▶ **Work to do**
Every line containing the word "this" needs to be found and copied.

[Source code of charts]
※
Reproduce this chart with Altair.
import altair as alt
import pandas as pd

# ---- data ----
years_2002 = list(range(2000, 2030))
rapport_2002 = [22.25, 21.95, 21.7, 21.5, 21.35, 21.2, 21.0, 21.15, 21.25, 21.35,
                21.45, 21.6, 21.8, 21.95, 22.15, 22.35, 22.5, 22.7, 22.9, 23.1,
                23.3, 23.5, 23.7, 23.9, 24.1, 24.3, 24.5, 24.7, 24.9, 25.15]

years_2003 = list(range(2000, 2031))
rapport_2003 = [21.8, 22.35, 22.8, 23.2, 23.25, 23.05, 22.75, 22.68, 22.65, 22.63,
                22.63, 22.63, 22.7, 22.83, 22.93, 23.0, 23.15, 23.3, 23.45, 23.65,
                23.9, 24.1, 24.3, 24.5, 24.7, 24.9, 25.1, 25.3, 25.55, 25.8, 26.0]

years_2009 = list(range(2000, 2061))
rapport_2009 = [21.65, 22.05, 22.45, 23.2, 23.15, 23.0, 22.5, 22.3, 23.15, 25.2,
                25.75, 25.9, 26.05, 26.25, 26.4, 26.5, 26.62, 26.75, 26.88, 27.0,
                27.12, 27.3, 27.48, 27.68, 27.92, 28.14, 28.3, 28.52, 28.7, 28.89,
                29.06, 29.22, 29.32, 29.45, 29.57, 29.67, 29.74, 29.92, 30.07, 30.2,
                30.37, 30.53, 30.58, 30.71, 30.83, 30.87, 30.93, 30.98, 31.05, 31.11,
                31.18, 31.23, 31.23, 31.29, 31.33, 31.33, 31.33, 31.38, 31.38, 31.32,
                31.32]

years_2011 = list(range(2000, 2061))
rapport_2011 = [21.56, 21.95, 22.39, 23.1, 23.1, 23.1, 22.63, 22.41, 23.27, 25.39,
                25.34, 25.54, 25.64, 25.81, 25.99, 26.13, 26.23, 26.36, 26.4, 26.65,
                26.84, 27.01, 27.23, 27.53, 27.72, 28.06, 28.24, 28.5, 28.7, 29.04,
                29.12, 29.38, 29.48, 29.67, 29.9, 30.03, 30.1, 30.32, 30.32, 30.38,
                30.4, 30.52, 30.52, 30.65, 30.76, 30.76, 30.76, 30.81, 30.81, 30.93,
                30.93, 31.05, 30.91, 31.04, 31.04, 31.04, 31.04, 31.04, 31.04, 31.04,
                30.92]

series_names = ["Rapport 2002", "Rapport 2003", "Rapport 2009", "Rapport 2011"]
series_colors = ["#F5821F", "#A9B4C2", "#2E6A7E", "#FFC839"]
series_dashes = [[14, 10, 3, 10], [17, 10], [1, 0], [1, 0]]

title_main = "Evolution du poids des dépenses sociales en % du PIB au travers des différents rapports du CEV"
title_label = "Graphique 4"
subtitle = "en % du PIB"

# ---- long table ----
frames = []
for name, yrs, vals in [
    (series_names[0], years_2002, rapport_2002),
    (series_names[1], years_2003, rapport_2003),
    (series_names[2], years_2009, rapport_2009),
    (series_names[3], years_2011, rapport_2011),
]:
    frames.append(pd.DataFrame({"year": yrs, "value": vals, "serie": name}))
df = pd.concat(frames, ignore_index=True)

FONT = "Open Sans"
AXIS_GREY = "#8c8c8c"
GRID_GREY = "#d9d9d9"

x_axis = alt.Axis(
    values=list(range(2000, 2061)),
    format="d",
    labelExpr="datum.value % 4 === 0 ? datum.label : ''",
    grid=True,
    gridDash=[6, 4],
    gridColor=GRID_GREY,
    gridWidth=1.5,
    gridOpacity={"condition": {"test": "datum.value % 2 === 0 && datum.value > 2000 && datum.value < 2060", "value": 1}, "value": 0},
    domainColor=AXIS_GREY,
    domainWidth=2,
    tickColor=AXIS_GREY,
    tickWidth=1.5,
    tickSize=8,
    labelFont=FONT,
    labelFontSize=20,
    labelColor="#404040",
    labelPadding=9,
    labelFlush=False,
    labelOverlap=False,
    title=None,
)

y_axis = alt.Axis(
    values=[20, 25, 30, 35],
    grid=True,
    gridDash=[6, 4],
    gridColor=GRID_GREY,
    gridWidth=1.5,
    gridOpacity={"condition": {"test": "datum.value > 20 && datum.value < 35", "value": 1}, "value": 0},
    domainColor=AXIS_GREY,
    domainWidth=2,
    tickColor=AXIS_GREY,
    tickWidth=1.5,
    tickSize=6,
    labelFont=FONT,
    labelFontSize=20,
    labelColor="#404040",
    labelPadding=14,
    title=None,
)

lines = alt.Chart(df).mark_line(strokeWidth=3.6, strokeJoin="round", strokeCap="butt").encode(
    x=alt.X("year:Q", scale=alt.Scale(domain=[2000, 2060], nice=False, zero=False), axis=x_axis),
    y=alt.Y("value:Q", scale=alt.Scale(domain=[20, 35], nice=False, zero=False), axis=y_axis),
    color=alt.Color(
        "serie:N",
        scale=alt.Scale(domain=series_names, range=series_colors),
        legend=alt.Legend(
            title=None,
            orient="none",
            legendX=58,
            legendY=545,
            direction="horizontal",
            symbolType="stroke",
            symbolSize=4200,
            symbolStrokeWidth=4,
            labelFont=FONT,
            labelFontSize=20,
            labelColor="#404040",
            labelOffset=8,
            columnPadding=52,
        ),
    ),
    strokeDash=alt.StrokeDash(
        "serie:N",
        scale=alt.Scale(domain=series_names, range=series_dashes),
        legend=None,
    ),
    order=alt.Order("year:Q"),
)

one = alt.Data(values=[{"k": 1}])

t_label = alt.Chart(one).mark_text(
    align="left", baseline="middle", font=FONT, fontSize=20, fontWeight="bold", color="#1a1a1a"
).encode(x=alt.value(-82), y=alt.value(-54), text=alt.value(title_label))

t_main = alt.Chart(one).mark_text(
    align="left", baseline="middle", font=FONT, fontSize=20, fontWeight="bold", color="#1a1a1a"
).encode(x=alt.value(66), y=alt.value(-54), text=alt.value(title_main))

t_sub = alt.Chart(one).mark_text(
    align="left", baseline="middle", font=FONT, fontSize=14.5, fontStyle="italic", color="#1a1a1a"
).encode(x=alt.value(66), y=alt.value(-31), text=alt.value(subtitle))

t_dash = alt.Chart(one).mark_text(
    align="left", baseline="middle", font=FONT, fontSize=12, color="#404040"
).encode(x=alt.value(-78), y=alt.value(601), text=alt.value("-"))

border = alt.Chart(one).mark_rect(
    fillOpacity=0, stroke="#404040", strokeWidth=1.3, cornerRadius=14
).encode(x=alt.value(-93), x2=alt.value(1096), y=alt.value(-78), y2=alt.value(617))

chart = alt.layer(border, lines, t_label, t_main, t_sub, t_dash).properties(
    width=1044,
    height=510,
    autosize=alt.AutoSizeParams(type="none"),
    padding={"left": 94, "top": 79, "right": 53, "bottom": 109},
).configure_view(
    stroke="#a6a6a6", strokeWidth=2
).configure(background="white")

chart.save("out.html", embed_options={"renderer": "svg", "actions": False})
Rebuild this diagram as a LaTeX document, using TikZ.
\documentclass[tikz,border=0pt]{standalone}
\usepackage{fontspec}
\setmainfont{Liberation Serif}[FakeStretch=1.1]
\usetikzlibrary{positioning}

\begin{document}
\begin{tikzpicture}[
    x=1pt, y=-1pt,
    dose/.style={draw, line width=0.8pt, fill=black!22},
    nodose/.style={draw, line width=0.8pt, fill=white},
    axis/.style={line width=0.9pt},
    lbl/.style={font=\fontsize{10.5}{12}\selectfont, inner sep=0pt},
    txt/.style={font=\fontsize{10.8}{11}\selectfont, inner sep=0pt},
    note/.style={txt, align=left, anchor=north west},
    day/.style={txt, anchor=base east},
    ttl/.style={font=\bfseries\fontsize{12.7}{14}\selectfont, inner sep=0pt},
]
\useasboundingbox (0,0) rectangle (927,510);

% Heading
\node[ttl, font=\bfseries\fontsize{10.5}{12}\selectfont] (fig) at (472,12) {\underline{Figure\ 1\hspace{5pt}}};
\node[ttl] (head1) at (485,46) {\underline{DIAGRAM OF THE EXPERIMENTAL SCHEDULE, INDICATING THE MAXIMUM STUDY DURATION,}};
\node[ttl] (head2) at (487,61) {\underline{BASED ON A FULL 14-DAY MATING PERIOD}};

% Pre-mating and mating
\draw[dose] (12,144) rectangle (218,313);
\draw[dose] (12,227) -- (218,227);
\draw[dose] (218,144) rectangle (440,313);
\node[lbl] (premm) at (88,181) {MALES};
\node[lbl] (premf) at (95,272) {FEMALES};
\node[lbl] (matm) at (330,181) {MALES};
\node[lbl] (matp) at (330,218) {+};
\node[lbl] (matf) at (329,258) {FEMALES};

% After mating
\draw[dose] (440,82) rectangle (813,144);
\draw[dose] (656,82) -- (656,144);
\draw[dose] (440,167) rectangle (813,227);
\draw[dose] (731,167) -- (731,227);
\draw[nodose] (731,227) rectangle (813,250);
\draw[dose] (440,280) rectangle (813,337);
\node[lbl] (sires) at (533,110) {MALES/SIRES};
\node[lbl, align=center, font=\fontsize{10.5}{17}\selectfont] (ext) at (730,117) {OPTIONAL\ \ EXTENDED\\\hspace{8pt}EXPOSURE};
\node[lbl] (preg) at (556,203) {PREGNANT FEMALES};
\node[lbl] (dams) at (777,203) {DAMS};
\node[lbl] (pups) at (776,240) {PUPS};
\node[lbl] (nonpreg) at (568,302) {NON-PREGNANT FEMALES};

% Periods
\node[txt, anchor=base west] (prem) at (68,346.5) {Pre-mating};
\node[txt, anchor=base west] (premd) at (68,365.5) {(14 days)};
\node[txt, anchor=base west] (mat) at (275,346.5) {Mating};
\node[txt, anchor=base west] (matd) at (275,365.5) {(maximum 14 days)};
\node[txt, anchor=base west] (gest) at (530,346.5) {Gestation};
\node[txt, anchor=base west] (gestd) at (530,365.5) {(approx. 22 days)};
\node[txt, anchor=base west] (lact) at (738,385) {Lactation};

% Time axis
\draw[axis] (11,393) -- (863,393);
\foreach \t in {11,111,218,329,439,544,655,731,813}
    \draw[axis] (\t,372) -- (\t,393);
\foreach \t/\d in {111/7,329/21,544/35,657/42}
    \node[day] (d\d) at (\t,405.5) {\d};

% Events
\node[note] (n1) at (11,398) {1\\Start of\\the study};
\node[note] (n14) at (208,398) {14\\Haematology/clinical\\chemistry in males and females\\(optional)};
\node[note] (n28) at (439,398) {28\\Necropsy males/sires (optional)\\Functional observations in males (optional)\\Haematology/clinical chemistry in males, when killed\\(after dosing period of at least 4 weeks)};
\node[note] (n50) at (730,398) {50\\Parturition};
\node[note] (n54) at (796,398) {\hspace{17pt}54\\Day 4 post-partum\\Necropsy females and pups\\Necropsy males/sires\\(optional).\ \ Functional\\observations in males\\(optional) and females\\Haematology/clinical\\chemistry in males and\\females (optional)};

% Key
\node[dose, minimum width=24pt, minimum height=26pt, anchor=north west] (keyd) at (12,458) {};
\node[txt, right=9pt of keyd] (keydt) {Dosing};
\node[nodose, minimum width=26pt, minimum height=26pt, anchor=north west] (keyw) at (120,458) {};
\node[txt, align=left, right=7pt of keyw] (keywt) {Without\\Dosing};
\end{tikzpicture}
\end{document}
※
▶ **Response**
Reproduce this chart with Altair.
Rebuild this diagram as a LaTeX document, using TikZ.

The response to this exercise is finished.